A ideia foi inspirada no Tribunal Russell, criado pelos escritores Bertrand Russell e Jean-Paul Sartre, na década de 1960, para julgar o que consideravam crimes dos EUA durante a Guerra do Vietnã (1955-75). O mesmo modelo pode ser aplicado no caso da proposta lançada durante a discussões da Rio+20.
A ideia foi inspirada no Tribunal Russell, criado pelos escritores Bertrand Russell e Jean-Paul Sartre, na década de 1960, para julgar o que consideravam crimes dos EUA durante a Guerra do Vietnã (1955-75). O mesmo modelo pode ser aplicado no caso da proposta lançada durante a discussões da Rio+20.
“Estamos em um período de suicídio coletivo na humanidade, por isso a sanção ética é importante, pois a ética torna essas questões algo muito maior do que a mera discussão política. E todos os problemas da humanidade ocorrem por falta de consciência no centro das questões”, diz Edgar Morin, sociólogo e presidente emérito do Centro Nacional de Pesquisa Científica francês.
Entre as propostas iniciais também estaria a possibilidade de julgamento de crimes de desrespeito à diversidade cultural, crimes sobre a manipulação de informações e ações que fomentem a desigualdade social. “Muitos fundos de investimento nos EUA lucraram até US$2 bilhões vendendo títulos podres, e mesmo que exista uma investigação local no país, é importante que ocorra um julgamento dessa ação, pois houve um impacto gigantesco na economia internacional”, disse Eva Joly.

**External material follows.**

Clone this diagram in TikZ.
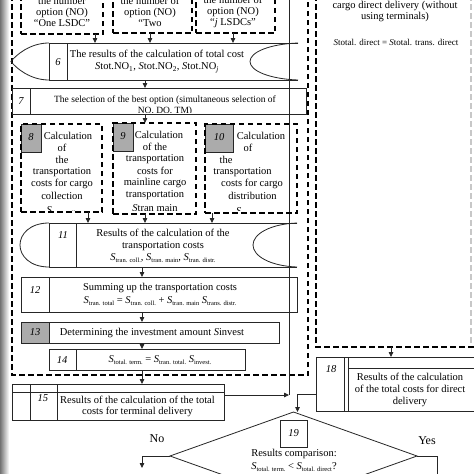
\documentclass[tikz,border=0pt]{standalone}
\usepackage{fontspec}
\setmainfont{Liberation Serif}
\usetikzlibrary{arrows.meta,shapes.geometric}
\newcommand{\Sx}[1]{\textit{S}\raisebox{-0.4ex}{\fontsize{6.5}{7}\selectfont #1}}
\begin{document}
\begin{tikzpicture}[x=1pt,y=-1pt,
  ln/.style={line width=0.8pt,draw=black!85},
  dsh/.style={line width=1.6pt,dash pattern=on 5.5pt off 3.5pt},
  gdsh/.style={line width=1.6pt,dash pattern=on 5.5pt off 3.5pt,draw=black!22},
  arr/.style={ln,-{Triangle[length=5pt,width=4.5pt]}},
  bx/.style={rectangle,inner sep=0pt,outer sep=0pt},
  sbox/.style={bx,ln,draw},
  dbox/.style={bx,dsh,draw},
  gcell/.style={bx,ln,draw,fill=black!33},
  tx/.style={font=\fontsize{10.5}{12}\selectfont,align=center,inner sep=0pt},
  txs/.style={font=\fontsize{9.5}{11}\selectfont,align=center,inner sep=0pt},
  num/.style={font=\fontsize{10.5}{12}\selectfont\itshape,inner sep=0pt},
  lbl/.style={font=\fontsize{12}{14}\selectfont,inner sep=0pt},
]
\useasboundingbox (0,0) rectangle (474,474);
\clip (0,0) rectangle (474,474);
\fill[white] (0,0) rectangle (474,474);
\shade[left color=black!55,right color=white] (0,0) rectangle (9,474);

% outer dashed frames
\draw[dsh] (12,-5) -- (12,375) -- (308,375) -- (308,-5);
\draw[dsh] (316,-5) -- (316,347) -- (480,347);
\draw[gdsh] (471,-5) -- (471,344);
\coordinate (rdb) at (391,347);
\coordinate (j1) at (289,395);
\draw[ln] (289,-5) -- (j1);

% top right texts
\node[tx,font=\fontsize{10.5}{11}\selectfont] (rt) at (395,11.5) {cargo direct delivery (without\\using terminals)};
\node[tx,font=\fontsize{9}{10}\selectfont] (rf) at (396,42) {\textit{S}total. direct = \textit{S}total. trans. direct};

% option boxes
\node[dbox,minimum width=82,minimum height=50] (o1) at (62,9) {};
\node[dbox,minimum width=79,minimum height=49] (o2) at (152.5,8.5) {};
\node[dbox,minimum width=79,minimum height=49] (o3) at (235.5,8.5) {};
\node[tx,font=\fontsize{10.5}{11}\selectfont] (o1t) at (62,11.5) {the number\\option (NO)\\“One LSDC”};
\node[tx,font=\fontsize{10.5}{11}\selectfont] (o2t) at (150,11.5) {the number of\\option (NO)\\“Two};
\node[tx,font=\fontsize{10.5}{11}\selectfont] (o3t) at (233,11.5) {the number of\\option (NO)\\“\textit{j} LSDCs”};

% box 6
\node[bx,minimum width=249,minimum height=37] (b6) at (173.5,61.5) {};
\draw[ln] (b6.north east) -- (b6.north west) -- (b6.south west) -- (b6.south east);
\draw[ln] (67,0 |- b6.north) -- (67,0 |- b6.south);
\draw[ln] (b6.north west) .. controls (30,43) and (16,55) .. (11,61.5) .. controls (16,68) and (30,80) .. (b6.south west);
\draw[ln] (b6.north east) .. controls (270,44) and (250,52) .. (250,61.5) .. controls (250,71) and (270,79) .. (b6.south east);
\node[num] (n6) at (58,62) {6};
\node[tx] (t6) at (157,61.5) {The results of the calculation of total cost\\\textit{S}tot.NO\textsubscript{1}, \textit{S}tot.NO\textsubscript{2}, \textit{S}tot.NO\textsubscript{\textit{j}}};

% box 7
\node[sbox,minimum width=294,minimum height=26] (b7) at (159,101) {};
\draw[ln] (30,0 |- b7.north) -- (30,0 |- b7.south);
\node[num] (n7) at (21,101) {7};
\begin{scope}
\clip (30,88) rectangle (306,112.5);
\node[txs] (t7) at (165,105.5) {The selection of the best option (simultaneous selection of\\NO, DO, TM)};
\end{scope}

% boxes 8, 9, 10
\node[gcell,minimum width=20,minimum height=28] (g8) at (31,138) {};
\node[num] (n8) at (31,137) {8};
\node[gcell,minimum width=20,minimum height=28] (g9) at (123,137) {};
\node[num] (n9) at (123,136) {9};
\node[gcell,minimum width=28,minimum height=28] (g10) at (219,138) {};
\node[num] (n10) at (219,137) {10};
\node[dbox,minimum width=81,minimum height=88] (b8) at (61.5,168) {};
\node[dbox,minimum width=83,minimum height=91] (b9) at (154.5,168.5) {};
\node[dbox,minimum width=92,minimum height=89] (b10) at (251,168.5) {};
\begin{scope}
\clip (21,124) rectangle (102,210);
\node[tx] (t8a) at (68,136) {Calculation};
\node[tx] (t8b) at (62,148) {of};
\node[tx] (t8c) at (62,160) {the};
\node[tx] (t8d) at (62,172) {transportation};
\node[tx] (t8e) at (62,184) {costs for cargo};
\node[tx] (t8f) at (62,196) {collection};
\node[tx] (t8g) at (62,211.5) {\Sx{tran. coll.}};
\end{scope}
\begin{scope}
\clip (113,123) rectangle (196,210);
\node[tx] (t9a) at (159,135) {Calculation};
\node[tx] (t9b) at (155,147) {of the};
\node[tx] (t9c) at (155,159) {transportation};
\node[tx] (t9d) at (155,171) {costs for};
\node[tx] (t9e) at (155,183) {mainline cargo};
\node[tx] (t9f) at (155,195) {transportation};
\node[tx] (t9g) at (155,208.5) {\textit{S}tran main};
\end{scope}
\begin{scope}
\clip (205,124) rectangle (297,210);
\node[tx] (t10a) at (261,136) {Calculation};
\node[tx] (t10b) at (248,148) {of};
\node[tx] (t10c) at (226,160) {the};
\node[tx] (t10d) at (242.5,172) {transportation};
\node[tx] (t10e) at (252,184) {costs for cargo};
\node[tx] (t10f) at (252.5,196) {distribution};
\node[tx] (t10g) at (252,212) {\Sx{tran. distr.}};
\end{scope}

% box 11
\node[bx,minimum width=248,minimum height=44] (b11) at (173,245) {};
\draw[ln] (b11.north east) -- (b11.north west) -- (b11.south west) -- (b11.south east);
\draw[ln] (76,0 |- b11.north) -- (76,0 |- b11.south);
\draw[ln] (b11.north west) .. controls (30,223) and (20,234) .. (20,245) .. controls (20,256) and (30,267) .. (b11.south west);
\draw[ln] (b11.north east) .. controls (270,224) and (253,234) .. (253,245) .. controls (253,256) and (270,266) .. (b11.south east);
\node[num] (n11) at (63,235) {11};
\node[tx] (t11) at (163,240) {Results of the calculation of the\\transportation costs};
\node[tx] (f11) at (163,258) {\Sx{tran. coll.}, \Sx{tran. main}, \Sx{tran. distr.}};

% box 12
\node[sbox,minimum width=276,minimum height=35] (b12) at (159,294.5) {};
\draw[ln] (49,0 |- b12.north) -- (49,0 |- b12.south);
\node[num] (n12) at (35,290) {12};
\node[tx] (t12) at (160,288) {Summing up the transportation costs};
\node[tx] (f12) at (160,301) {\Sx{tran. total} = \Sx{tran. coll.} + \Sx{tran. main} \Sx{trans. distr.}};

% box 13
\node[sbox,minimum width=258,minimum height=21] (b13) at (150,332.5) {};
\node[gcell,minimum width=28,minimum height=21] (g13) at (35,332.5) {};
\node[num] (n13) at (35,332.5) {13};
\node[tx] (t13) at (152,333) {Determining the investment amount \textit{S}invest};

% box 14
\node[sbox,minimum width=196,minimum height=21] (b14) at (147,359.5) {};
\draw[ln] (76,0 |- b14.north) -- (76,0 |- b14.south);
\node[num] (n14) at (62,360) {14};
\node[tx] (f14) at (160,360) {\Sx{total. term.} = \Sx{tran. total.} \Sx{invest.}};

% box 15
\node[sbox,minimum width=212,minimum height=36] (b15) at (118,402) {};
\draw[ln] (b15.west |- 0,392) -- (b15.east |- 0,392);
\draw[ln] (30,0 |- b15.north) -- (30,0 |- b15.south);
\draw[ln] (57,0 |- b15.north) -- (57,0 |- b15.south);
\node[num] (n15) at (43,398) {15};
\node[tx,font=\fontsize{10.5}{11.5}\selectfont] (t15) at (137.5,406.5) {Results of the calculation of the total\\costs for terminal delivery};

% box 18
\node[sbox,minimum width=164,minimum height=54] (b18) at (398,384) {};
\draw[ln] (344,0 |- b18.north) -- (344,0 |- b18.south);
\draw[ln] (348,0 |- b18.north) -- (348,0 |- b18.south);
\draw[ln] (348,368) -- (b18.east |- 0,368);
\node[num] (n18) at (331,369) {18};
\node[tx] (t18) at (410,390) {Results of the calculation\\of the total costs for direct\\delivery};

% decision 19
\node[ln,draw,diamond,minimum width=247,minimum height=88,inner sep=0pt,outer sep=0pt] (d19) at (293.5,456) {};
\node[sbox,minimum width=27,minimum height=27] (b19) at (293.5,433.5) {};
\node[num] (n19) at (293.5,433.5) {19};
\node[tx] (t19) at (294,453.5) {Results comparison:};
\node[tx] (f19) at (294,467.5) {\Sx{total. term.} < \Sx{total. direct}?};
\node[lbl] (no) at (157,439) {No};
\node[lbl] (yes) at (427,441) {Yes};
\coordinate (noend) at (142,468);
\coordinate (yesend) at (437,480);

% connectors
\draw[arr] (95,0 |- o1.south) -- (95,0 |- b6.north);
\draw[arr] (150,0 |- o2.south) -- (150,0 |- b6.north);
\draw[arr] (233,0 |- o3.south) -- (233,0 |- b6.north);
\draw[arr] (145,0 |- b6.south) -- (145,0 |- b7.north);
\draw[arr] (145,0 |- b7.south) -- (145,0 |- b9.north);
\draw[arr] (88,0 |- b8.south) -- (88,0 |- b11.north);
\draw[arr] (145,0 |- b9.south) -- (145,0 |- b11.north);
\draw[arr] (212,0 |- b10.south) -- (212,0 |- b11.north);
\draw[arr] (142,0 |- b11.south) -- (142,0 |- b12.north);
\draw[arr] (142,0 |- b12.south) -- (142,0 |- b13.north);
\draw[arr] (142,0 |- b13.south) -- (142,0 |- b14.north);
\draw[arr] (142,0 |- b14.south) -- (142,0 |- b15.north);
\draw[arr] (b15.east |- j1) -- (j1);
\draw[arr] (rdb) -- (rdb |- b18.north);
\draw[arr] (b18.west |- 0,394) -| ([xshift=4pt]d19.north);
\draw[arr] (d19.west) -| (noend);
\draw[ln] (d19.east) -| (yesend);
\end{tikzpicture}
\end{document}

O acesso irrestrito de pessoas de qualquer classe social e país como proponentes de denúncias é outro instrumento em debate. “A falta de acesso à Justiça para populações isoladas é outro problema. Na Costa do Marfim, uma empresa britânica despejou lixo tóxico na costa em 2006 e contaminou milhares de pessoas. Muitas nunca conseguiram lutar pela indenização”, disse Doudou Diene, encarregado da missão da ONU na Costa do Marfim.

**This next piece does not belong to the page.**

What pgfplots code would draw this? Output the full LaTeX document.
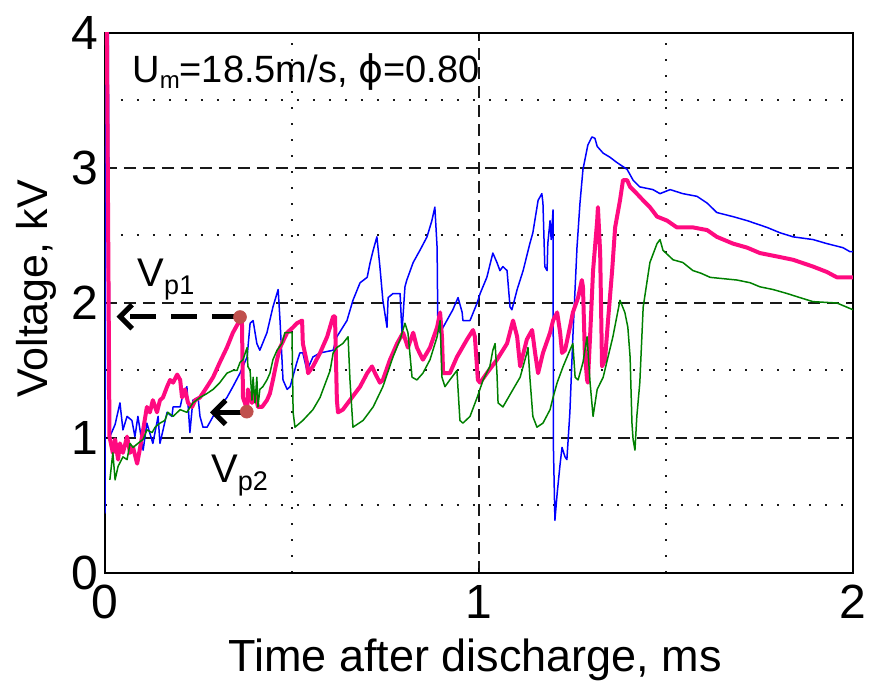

A abrangência das questões passíveis de julgamento ainda é um ponto em discussão. Para Michel Prieur, jurista ambiental da faculdade de Limoges, na França, questões locais como as divergências em torno da construção da usina hidrelétrica de Belo Monte não deveriam entrar nesse rol. “Belo Monte ainda é um assunto muito local. É difícil um francês compreender a dimensão desse problema para poder julgar”, afirmou Prieur. Para o senador Cristovam Buarque (PDT-DF), um dos poucos brasileiros a integrarem a proposta, a construção da hidrelétrica no rio Xingu, no Pará, pode ser debatida no tribunal. “Se pensarmos nos índios que podem ser atingidos pelos impactos ambientais da hidrelétrica, podemos considerar que Belo Monte é, sim, um tema passível de ser levada a um tribunal ambiental mundial”.

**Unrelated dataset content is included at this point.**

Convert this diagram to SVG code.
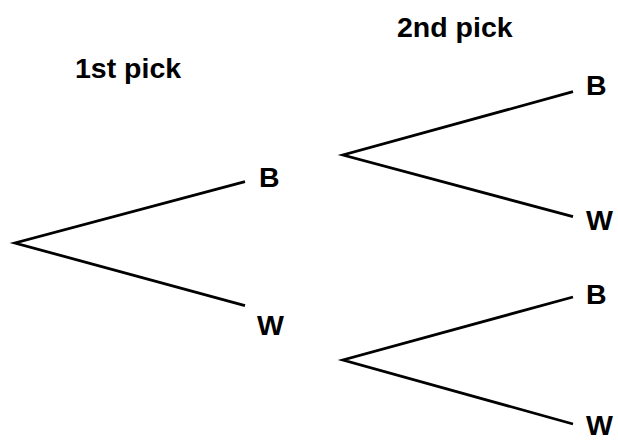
<svg xmlns="http://www.w3.org/2000/svg" width="618" height="441" viewBox="0 0 618 441">
  <style>
    .lbl { font-family: "Liberation Sans", Arial, Helvetica, sans-serif; font-weight: bold; font-size: 28.5px; fill: #000; }
    .edge { stroke: #000; stroke-width: 2.8; fill: none; stroke-linecap: butt; stroke-linejoin: miter; }
  </style>
  <rect width="618" height="441" fill="#fff"/>

  <!-- column headings -->
  <text id="head1" class="lbl" x="75" y="78">1st pick</text>
  <text id="head2" class="lbl" x="397" y="37">2nd pick</text>

  <!-- branches -->
  <g id="connectors">
    <polyline class="edge" points="245,181.7 15,243 245,305.7"/>
    <polyline class="edge" points="573,91.7 343,155 573,216.7"/>
    <polyline class="edge" points="573,297 343,360 573,424"/>
  </g>

  <!-- first pick outcomes -->
  <g id="pick1-B"><text class="lbl" x="259" y="187">B</text></g>
  <g id="pick1-W"><text class="lbl" x="257" y="335">W</text></g>

  <!-- second pick outcomes -->
  <g id="pick2-BB"><text class="lbl" x="586" y="95">B</text></g>
  <g id="pick2-BW"><text class="lbl" x="586" y="230">W</text></g>
  <g id="pick2-WB"><text class="lbl" x="586" y="304">B</text></g>
  <g id="pick2-WW"><text class="lbl" x="586" y="435">W</text></g>
</svg>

Mesmo ainda incompleta em seus objetivos e abrangência, a ideia do tribunal já é utilizada para lançar alertas aos líderes mundiais que debatem o texto final da Rio+20. “A morosidade com que os chefes de Estado estão lidando com questões ambientais que exigem com tanta urgência um acordo mundial poderia ser um tema futuro a ser julgado”, disse Edgar Morin.